Strain engineering of thermal conductivity in graphene sheets and nanoribbons: a demonstration of magic flexibility
N Wei and LQ Xu and HQ Wang and JC Zheng, NANOTECHNOLOGY, 22, 105705 (2011).
Graphene is an outstanding material with ultrahigh thermal conductivity. Its thermal transfer properties under various strains are studied by reverse nonequilibrium molecular dynamics. Based on the unique two- dimensional structure of graphene, the distinctive geometries of graphene sheets and graphene nanoribbons with large flexibility and their intriguing thermal properties are demonstrated under strains. For example, the corrugation under uniaxial compression and helical structure under light torsion, as well as tube-like structure under strong torsion, exhibit enormously different thermal conductivity. The important robustness of thermal conductivity is found in the corrugated and helical configurations of graphene nanoribbons.
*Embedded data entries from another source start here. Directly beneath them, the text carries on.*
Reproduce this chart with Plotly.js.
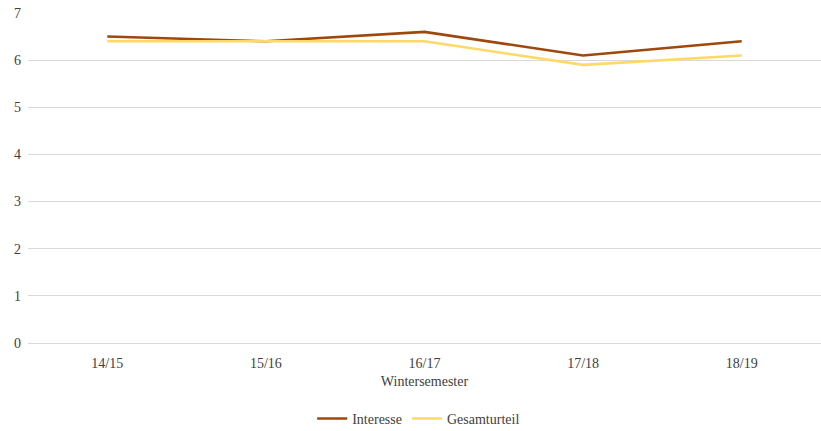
<!DOCTYPE html>
<html>
<head>
<meta charset="utf-8">
<script src="https://cdn.plot.ly/plotly-3.0.1.min.js"></script>
<style>html,body{margin:0;padding:0;background:#fff;}#chart{width:821px;height:431px;}</style>
</head>
<body>
<div id="chart"></div>
<script>
var categories = ["14/15", "15/16", "16/17", "17/18", "18/19"];
var interesse = [6.5, 6.4, 6.6, 6.1, 6.4];
var gesamturteil = [6.4, 6.4, 6.4, 5.9, 6.1];
var yTicks = [0, 1, 2, 3, 4, 5, 6, 7];

var font = {family: "Times New Roman, Liberation Serif, DejaVu Serif, serif", size: 14, color: "#404040"};

var traces = [
  {x: categories, y: interesse, name: "Interesse", type: "scatter", mode: "lines",
   line: {color: "#9E480E", width: 2.6}},
  {x: categories, y: gesamturteil, name: "Gesamturteil", type: "scatter", mode: "lines",
   line: {color: "#FFD966", width: 2.6}}
];

var layout = {
  width: 821, height: 431,
  margin: {l: 28, r: 0, t: 13, b: 88, autoexpand: false},
  paper_bgcolor: "#fff", plot_bgcolor: "#fff",
  font: font,
  showlegend: true,
  legend: {orientation: "h", x: 0.51, xref: "container", xanchor: "center",
           y: 0.028, yref: "container", yanchor: "middle",
           font: font, itemwidth: 30, tracegroupgap: 0},
  xaxis: {type: "category", range: [-0.5, 4.5], showgrid: false, zeroline: false,
          showline: false, ticks: "", tickfont: font, automargin: false,
          ticklabelstandoff: 10,
          title: {text: "Wintersemester", font: font, standoff: 6}},
  yaxis: {range: [0, 7], tickvals: yTicks, showgrid: true, gridcolor: "#d9d9d9",
          gridwidth: 1, zeroline: true, zerolinecolor: "#d9d9d9", zerolinewidth: 1,
          showline: false, ticks: "", tickfont: font, ticklabelstandoff: 6, automargin: false}
};

Plotly.newPlot("chart", traces, layout, {displayModeBar: false, staticPlot: true});
</script>
</body>
</html>
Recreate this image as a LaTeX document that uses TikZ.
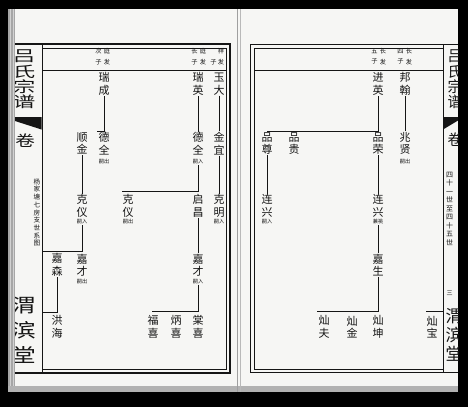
\documentclass[tikz,border=0pt]{standalone}
\usepackage{fontspec}
\newfontfamily\cjk{Noto Sans CJK SC}
\definecolor{inkc}{HTML}{151515}
\definecolor{paper}{HTML}{F6F6F4}
\begin{document}
\begin{tikzpicture}[x=1pt,y=-1pt,
  ink/.style={draw=inkc, line width=0.7pt},
  thick frame/.style={draw=inkc, line width=1.5pt},
  thin frame/.style={draw=inkc, line width=0.55pt},
  nm/.style={font=\cjk\fontsize{11}{12.5}\selectfont, align=center, inner sep=0.6pt, text=inkc},
  nt/.style={font=\cjk\fontsize{5.2}{5.2}\selectfont, inner sep=0.5pt, text=inkc},
  hd/.style={font=\cjk\fontsize{6.2}{10.5}\selectfont, align=center, inner sep=0pt, text=inkc},
  fold/.style={font=\cjk\fontsize{15}{15}\selectfont, inner sep=0pt, text=inkc},
  hall/.style={font=\cjk\fontsize{19}{19}\selectfont, inner sep=0pt, text=inkc},
  tiny/.style={font=\cjk\fontsize{6.6}{7.7}\selectfont, align=center, inner sep=0pt, text=inkc},
  tinyR/.style={font=\cjk\fontsize{7}{8.5}\selectfont, align=center, inner sep=0pt, text=inkc}]
\useasboundingbox (0,0) rectangle (468,407);
% paper and dark surround
\fill[paper] (0,0) rectangle (468,407);
\fill[black] (0,0) rectangle (468,9);
\fill[black] (0,0) rectangle (8,407);
\fill[black] (458,0) rectangle (468,407);
\fill[black] (0,392) rectangle (468,407);
\fill[gray!70] (8,9) rectangle (15,392);
\draw[gray!35, line width=0.6pt] (10.5,9) -- (10.5,392) (13,9) -- (13,392);
\fill[gray!60] (8,386) rectangle (458,392);
\draw[gray!75, line width=1pt] (237,9) -- (237,392);
\draw[gray!55, line width=0.5pt] (240,9) -- (240,392);

% ---------- left page frame ----------
\draw[thick frame] (15,44) -- (230,44) -- (230,373) -- (15,373);
\draw[thin frame] (42,48) -- (226.5,48) -- (226.5,369.5) -- (42,369.5);
\draw[thin frame] (42,44) -- (42,373);
\draw[thin frame] (42,70) -- (226.5,70);
% ---------- right page frame ----------
\draw[thick frame] (458,44.5) -- (250.5,44.5) -- (250.5,372.5) -- (458,372.5);
\draw[thin frame] (443,48) -- (254,48) -- (254,369) -- (443,369);
\draw[thin frame] (443,44.5) -- (443,372.5);
\draw[thin frame] (254,70) -- (443,70);

% ---------- fold columns ----------
\begin{scope}
  \clip (15,9) rectangle (41.5,392);
  \foreach \c [count=\i] in {吕,氏,宗,谱}
    \node[fold] (fL\i) at (24,41.5+15*\i) {\scalebox{1.5}[1]{\c}};
  \node[fold] (fLj) at (25,141) {\scalebox{1.3}[1]{卷}};
  \foreach \c [count=\i] in {渭,滨,堂}
    \node[hall] (hL\i) at (24,280+25*\i) {\scalebox{1.3}[1]{\c}};
  \fill[inkc] (15,117) -- (41.5,117) -- (41.5,129.5) -- (15,121) -- cycle;
\end{scope}
\node[tiny] (fLt) at (37,212.5) {杨\\家\\塘\\七\\房\\支\\世\\系\\图};
\begin{scope}
  \clip (443,9) rectangle (458,392);
  \foreach \c [count=\i] in {吕,氏,宗,谱}
    \node[fold] (fR\i) at (455,41.5+15*\i) {\c};
  \node[fold] (fRj) at (455,140) {卷};
  \foreach \c [count=\i] in {渭,滨,堂}
    \node[hall, font=\cjk\fontsize{17}{17}\selectfont] (hR\i) at (454,297+19*\i) {\c};
  \fill[inkc] (443,117) -- (458,117) -- (458,120.5) -- (443,129.5) -- cycle;
\end{scope}
\node[tinyR] (fRt) at (449.5,208.5) {四\\十\\一\\世\\至\\四\\十\\五\\世};
\node[tinyR, font=\cjk\fontsize{6}{6}\selectfont] (fRp) at (449.5,293) {三};

% ---------- headers ----------
\node[hd] (h1a) at (221,56.5) {祥\\发};
\node[hd] (h1b) at (213.5,62) {子};
\node[hd] (h2a) at (203,56.5) {庭\\发};
\node[hd] (h2b) at (194.5,56.5) {长\\子};
\node[hd] (h3a) at (107,56.5) {庭\\发};
\node[hd] (h3b) at (98.5,56.5) {次\\子};
\node[hd] (h4a) at (409,56.5) {长\\发};
\node[hd] (h4b) at (400.5,56.5) {四\\子};
\node[hd] (h5a) at (383,56.5) {长\\发};
\node[hd] (h5b) at (374.5,56.5) {五\\子};

% ---------- left page names ----------
\node[nm] (yuda) at (219,84) {玉\\大};
\node[nm] (ruiying) at (198,84) {瑞\\英};
\node[nm] (ruicheng) at (104,84) {瑞\\成};
\node[nm] (jinyi) at (219,143.5) {金\\宜};
\node[nm] (dequanR) at (198,143.5) {德\\全};
\node[nt] (nDQR) at (198,162) {嗣入};
\node[nm] (dequanL) at (104,143.5) {德\\全};
\node[nt] (nDQL) at (104,162) {嗣出};
\node[nm] (shunjin) at (82,143.5) {顺\\金};
\node[nm] (keming) at (219,206) {克\\明};
\node[nt] (nKM) at (219,222) {嗣入};
\node[nm] (qichang) at (198,206) {启\\昌};
\node[nm] (keyiM) at (128,206) {克\\仪};
\node[nt] (nKYM) at (128,222) {嗣出};
\node[nm] (keyiL) at (82,206) {克\\仪};
\node[nt] (nKYL) at (82,222) {嗣入};
\node[nm] (jiacaiR) at (198,265) {嘉\\才};
\node[nt] (nJCR) at (198,281.5) {嗣入};
\node[nm] (jiacaiL) at (82,265) {嘉\\才};
\node[nt] (nJCL) at (82,281.5) {嗣出};
\node[nm] (jiasen) at (57,265) {嘉\\森};
\node[nm] (tangxi) at (198,327) {棠\\喜};
\node[nm] (bingxi) at (176,327) {炳\\喜};
\node[nm] (fuxi) at (153,327) {福\\喜};
\node[nm] (honghai) at (57,327) {洪\\海};

% ---------- right page names ----------
\node[nm] (banghan) at (405,84) {邦\\翰};
\node[nm] (jinying) at (378,84) {进\\英};
\node[nm] (zhaoxian) at (405,143.5) {兆\\贤};
\node[nt] (nZX) at (405,162) {嗣出};
\node[nm] (pinrong) at (378,143.5) {品\\荣};
\node[nm] (pingui) at (294,143.5) {品\\贵};
\node[nm] (pinzun) at (267,143.5) {品\\尊};
\node[nm] (lianxingL) at (267,206) {连\\兴};
\node[nt] (nLXL) at (267,222) {嗣入};
\node[nm] (lianxingR) at (378,206) {连\\兴};
\node[nt] (nLXR) at (378,222) {兼祧};
\node[nm] (jiasheng) at (378,265) {嘉\\生};
\node[nm] (cankun) at (378,327) {灿\\坤};
\node[nm] (canjin) at (352,327) {灿\\金};
\node[nm] (canfu) at (324,327) {灿\\夫};
\node[nm] (canbao) at (432,327) {灿\\宝};

% ---------- bar coordinates ----------
\coordinate (barRC) at (97,131);
\coordinate (barDQ) at (122,191);
\coordinate (barKY) at (42,251);
\coordinate (barJS) at (42,312);
\coordinate (barJC) at (152,311);
\coordinate (barJY) at (267,131);
\coordinate (barJSh) at (317,311);
\coordinate (cbL) at (426,311);
\coordinate (cbR) at (443,311);

% ---------- connectors ----------
\draw[ink] (yuda.south) -- (jinyi.north);
\draw[ink] (jinyi.south) -- (keming.north);
\draw[ink] (ruiying.south) -- (dequanR.north);
\draw[ink] (nDQR.south) |- (barDQ);
\draw[ink] (qichang.south) -- (jiacaiR.north);
\draw[ink] (nJCR.south) |- (barJC);
\draw[ink] (ruicheng.south) |- (barRC);
\draw[ink] (shunjin.south) -- (keyiL.north);
\draw[ink] (nKYL.south) |- (barKY);
\draw[ink] (jiasen.south) |- (barJS);
\draw[ink] (banghan.south) -- (zhaoxian.north);
\draw[ink] (jinying.south) |- (barJY);
\draw[ink] (pinzun.south) -- (lianxingL.north);
\draw[ink] (pinrong.south) -- (lianxingR.north);
\draw[ink] (nLXR.south) -- (jiasheng.north);
\draw[ink] (jiasheng.south) |- (barJSh);
\draw[ink] (cbL) -- (cbR);
\end{tikzpicture}
\end{document}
Nevertheless, thermal conductivity of graphene is very sensitive to tensile strain. The relationship among phonon frequency, strain and thermal conductivity are analyzed. A similar trend line of phonon frequency dependence of thermal conductivity is observed for armchair graphene nanoribbons and zigzag graphene nanoribbons. The unique thermal properties of graphene nanoribbons under strains suggest their great potentials for nanoscale thermal managements and thermoelectric applications.